Categorical attributes are exploded into N-1 columns where N is the attribute cardinality. The most frequent value (mode) is omitted during the explosion transformation. In the case of highest frequency ties, the attribute values are sorted alpha-numerically in ascending order and the first value on the list is omitted during the explosion. This explosion transformation occurs whether or not Automatic Data Preparation (ADP) is enabled.

When ADP is enabled, numerical attributes are scaled by the standard deviation. This measure of variability is computed as the standard deviation per attribute with respect to the origin (not the mean) (Marquardt, 1980).

When building or applying a model, Oracle Data Mining automatically replaces missing values of numerical attributes with the mean and missing values of categorical attributes with the mode.

You can configure a Generalized Linear Models to override the default treatment of missing values. With the ODMS_MISSING_VALUE_TREATMENT setting, you can cause the algorithm to delete rows in the training data that have missing values instead of replacing them with the mean or the mode. However, when the model is applied, Oracle Data Mining performs the usual mean/mode missing value replacement. As a result, it is possible that the statistics generated from scoring does not match the statistics generated from building the model.

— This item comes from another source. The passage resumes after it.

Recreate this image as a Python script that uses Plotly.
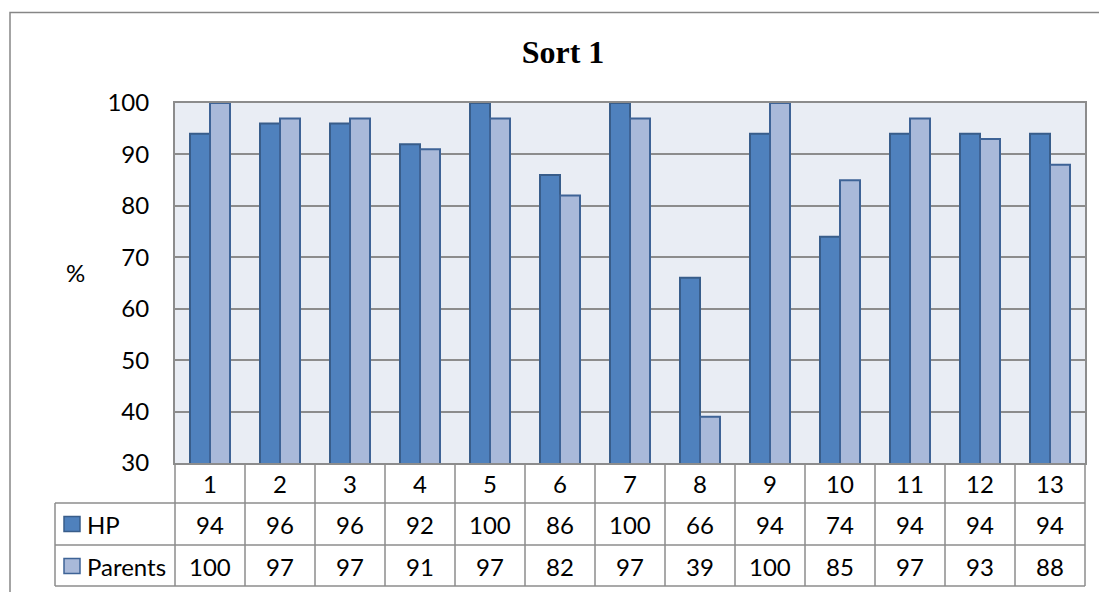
import plotly.graph_objects as go

# Chart data
categories = [str(i) for i in range(1, 14)]
hp_values = [94, 96, 96, 92, 100, 86, 100, 66, 94, 74, 94, 94, 94]
parents_values = [100, 97, 97, 91, 97, 82, 97, 39, 100, 85, 97, 93, 88]
series_names = ["HP", "Parents"]
y_ticks = [30, 40, 50, 60, 70, 80, 90, 100]

W, H = 1099, 592
PLOT_L, PLOT_R, PLOT_T, PLOT_B = 175, 1085, 103, 463

HP_FILL, HP_LINE = "#4F81BD", "#385D8A"
PA_FILL, PA_LINE = "#A9B9D9", "#3E6396"
GRID = "#8C8C8C"
FONT = "Lato"
FS = 24


def px_x(x):
    return (x - PLOT_L) / (PLOT_R - PLOT_L)


def px_y(y):
    return (PLOT_B - y) / (PLOT_B - PLOT_T)


fig = go.Figure()
fig.add_bar(x=categories, y=hp_values, name=series_names[0],
            marker=dict(color=HP_FILL, line=dict(color=HP_LINE, width=2)))
fig.add_bar(x=categories, y=parents_values, name=series_names[1],
            marker=dict(color=PA_FILL, line=dict(color=PA_LINE, width=2)))

shapes = []
annotations = []

# Outer chart frame (runs off the right and bottom edges)
shapes.append(dict(type="rect", xref="paper", yref="paper",
                   x0=px_x(10), x1=px_x(W + 5), y0=px_y(H + 5), y1=px_y(12.5),
                   line=dict(color="#868686", width=1.5), fillcolor="rgba(0,0,0,0)",
                   layer="below"))

# Data table grid
row_lines = [503, 545, 586]
for ry in row_lines:
    shapes.append(dict(type="line", xref="paper", yref="paper",
                       x0=px_x(55), x1=px_x(PLOT_R), y0=px_y(ry), y1=px_y(ry),
                       line=dict(color=GRID, width=1.5)))
shapes.append(dict(type="line", xref="paper", yref="paper",
                   x0=px_x(55), x1=px_x(55), y0=px_y(503), y1=px_y(586),
                   line=dict(color=GRID, width=1.5)))
n = len(categories)
for k in range(n + 1):
    xp = k / n
    shapes.append(dict(type="line", xref="paper", yref="paper",
                       x0=xp, x1=xp, y0=px_y(PLOT_B), y1=px_y(586),
                       line=dict(color=GRID, width=1.5)))

# Table text: header, HP row, Parents row
row_centers = [483, 524, 566]
for i, cat in enumerate(categories):
    xc = (i + 0.5) / n
    for yc, txt in zip(row_centers, [cat, hp_values[i], parents_values[i]]):
        annotations.append(dict(x=xc, y=px_y(yc), xref="paper", yref="paper",
                                text=str(txt), showarrow=False,
                                xanchor="center", yanchor="middle",
                                font=dict(family=FONT, size=FS, color="black")))

# Legend keys inside the table
for (yc, name, fill, line) in [(524, series_names[0], HP_FILL, HP_LINE),
                               (566, series_names[1], PA_FILL, PA_LINE)]:
    shapes.append(dict(type="rect", xref="paper", yref="paper",
                       x0=px_x(64), x1=px_x(80), y0=px_y(yc + 7.5), y1=px_y(yc - 7.5),
                       fillcolor=fill, line=dict(color=line, width=1.5)))
    annotations.append(dict(x=px_x(85), y=px_y(yc), xref="paper", yref="paper",
                            text=name, showarrow=False, xanchor="left", yanchor="middle",
                            font=dict(family=FONT, size=FS, color="black")))

# Axis title
annotations.append(dict(x=px_x(75), y=px_y(272), xref="paper", yref="paper",
                        text="%", showarrow=False, xanchor="center", yanchor="middle",
                        font=dict(family=FONT, size=FS, color="black")))

fig.update_layout(
    width=W, height=H,
    margin=dict(l=PLOT_L, r=W - PLOT_R, t=PLOT_T, b=H - PLOT_B, pad=0),
    paper_bgcolor="white",
    plot_bgcolor="#E9EDF4",
    showlegend=False,
    barmode="group",
    bargap=30 / 70,
    bargroupgap=0,
    title=dict(text="<b>Sort 1</b>", x=(563 / W), xanchor="center",
               y=1 - 52 / H, yanchor="middle",
               font=dict(family="Liberation Serif", size=32, color="black")),
    xaxis=dict(showticklabels=False, showgrid=False, showline=True, mirror=True,
               linecolor=GRID, linewidth=2, ticks=""),
    yaxis=dict(range=[30, 100], tickvals=y_ticks, showgrid=True, gridcolor=GRID,
               gridwidth=1.5, showline=True, mirror=True, linecolor=GRID, linewidth=2,
               ticks="", ticklabelstandoff=19, zeroline=False,
               tickfont=dict(family=FONT, size=FS, color="black")),
    shapes=shapes,
    annotations=annotations,
)

fig.write_html("out.html")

If you want to delete rows with missing values in the scoring the model, you must perform the transformation explicitly. To make build and apply statistics match, you must remove the rows with NULLs from the scoring data before performing the apply operation. You can do this by creating a view.

CREATE VIEW viewname AS SELECT * from tablename 
     WHERE column_name1 is NOT NULL 
     AND   column_name2 is NOT NULL 
     AND   column_name3 is NOT NULL ..... 

Generalized Linear Model Regression models generate the following coefficient statistics:

• Linear coefficient estimate

• Standard error of the coefficient estimate

• t-value of the coefficient estimate

• Probability of the t-value

• Variance Inflation Factor (VIF)

• Standardized estimate of the coefficient

• Lower and upper confidence bounds of the coefficient

Generalized Linear Model Regression models generate the following statistics that describe the model as a whole:

• Model degrees of freedom

• Model sum of squares

• Model mean square

• Model F statistic

• Model F value probability

• Error degrees of freedom

• Error sum of squares

• Error mean square

• Corrected total degrees of freedom

• Corrected total sum of squares

• Root mean square error

• Dependent mean

• Coefficient of variation

• R-Square

• Adjusted R-Square

• Akaike's information criterion

• Schwarz's Baysian information criterion

• Estimated mean square error of the prediction

• Hocking Sp statistic

• JP statistic (the final prediction error)

• Number of parameters (the number of coefficients, including the intercept)

• Number of rows

• Whether or not the model converged

• Whether or not a covariance matrix was computed

You can use the build setting GLMS_REFERENCE_CLASS_NAME to specify the target value to be used as a reference in a binary logistic regression model. Probabilities are produced for the other (non-reference) class. By default, the algorithm chooses the value with the highest prevalence. If there are ties, the attributes are sorted alpha-numerically in an ascending order.

You can use the build setting CLAS_WEIGHTS_TABLE_NAME to specify the name of a class weights table. Class weights influence the weighting of target classes during the model build.